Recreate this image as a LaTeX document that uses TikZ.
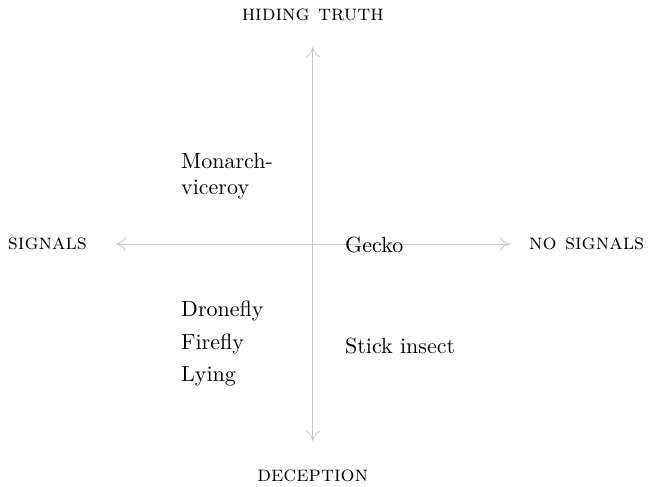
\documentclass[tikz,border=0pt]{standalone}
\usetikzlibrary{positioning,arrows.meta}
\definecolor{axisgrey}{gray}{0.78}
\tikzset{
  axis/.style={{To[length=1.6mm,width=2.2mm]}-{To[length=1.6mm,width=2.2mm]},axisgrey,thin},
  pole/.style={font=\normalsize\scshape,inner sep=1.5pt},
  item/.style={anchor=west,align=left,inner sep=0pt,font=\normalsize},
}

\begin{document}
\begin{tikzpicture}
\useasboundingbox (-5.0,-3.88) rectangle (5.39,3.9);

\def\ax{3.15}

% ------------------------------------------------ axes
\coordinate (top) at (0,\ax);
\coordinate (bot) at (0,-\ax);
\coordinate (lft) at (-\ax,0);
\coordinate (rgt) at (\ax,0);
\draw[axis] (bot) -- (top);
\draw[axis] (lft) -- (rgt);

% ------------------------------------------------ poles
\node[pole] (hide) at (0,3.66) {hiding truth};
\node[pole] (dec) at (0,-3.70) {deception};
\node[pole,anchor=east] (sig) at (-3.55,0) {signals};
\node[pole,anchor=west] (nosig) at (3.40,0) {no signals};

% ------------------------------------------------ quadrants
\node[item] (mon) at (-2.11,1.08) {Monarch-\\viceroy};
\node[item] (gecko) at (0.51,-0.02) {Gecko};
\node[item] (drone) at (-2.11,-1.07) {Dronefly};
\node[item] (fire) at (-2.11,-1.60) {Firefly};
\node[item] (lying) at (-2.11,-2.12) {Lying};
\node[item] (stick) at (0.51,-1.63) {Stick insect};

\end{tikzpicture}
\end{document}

_Objective_
Leave the pictures out and please restate exactly the lines running from the start of the material through the one with "(lft) -- (rgt);".

_Response_
Recreate this image as a LaTeX document that uses TikZ.
\documentclass[tikz,border=0pt]{standalone}
\usetikzlibrary{positioning,arrows.meta}
\definecolor{axisgrey}{gray}{0.78}
\tikzset{
  axis/.style={{To[length=1.6mm,width=2.2mm]}-{To[length=1.6mm,width=2.2mm]},axisgrey,thin},
  pole/.style={font=\normalsize\scshape,inner sep=1.5pt},
  item/.style={anchor=west,align=left,inner sep=0pt,font=\normalsize},
}

\begin{document}
\begin{tikzpicture}
\useasboundingbox (-5.0,-3.88) rectangle (5.39,3.9);

\def\ax{3.15}

% ------------------------------------------------ axes
\coordinate (top) at (0,\ax);
\coordinate (bot) at (0,-\ax);
\coordinate (lft) at (-\ax,0);
\coordinate (rgt) at (\ax,0);
\draw[axis] (bot) -- (top);
\draw[axis] (lft) -- (rgt);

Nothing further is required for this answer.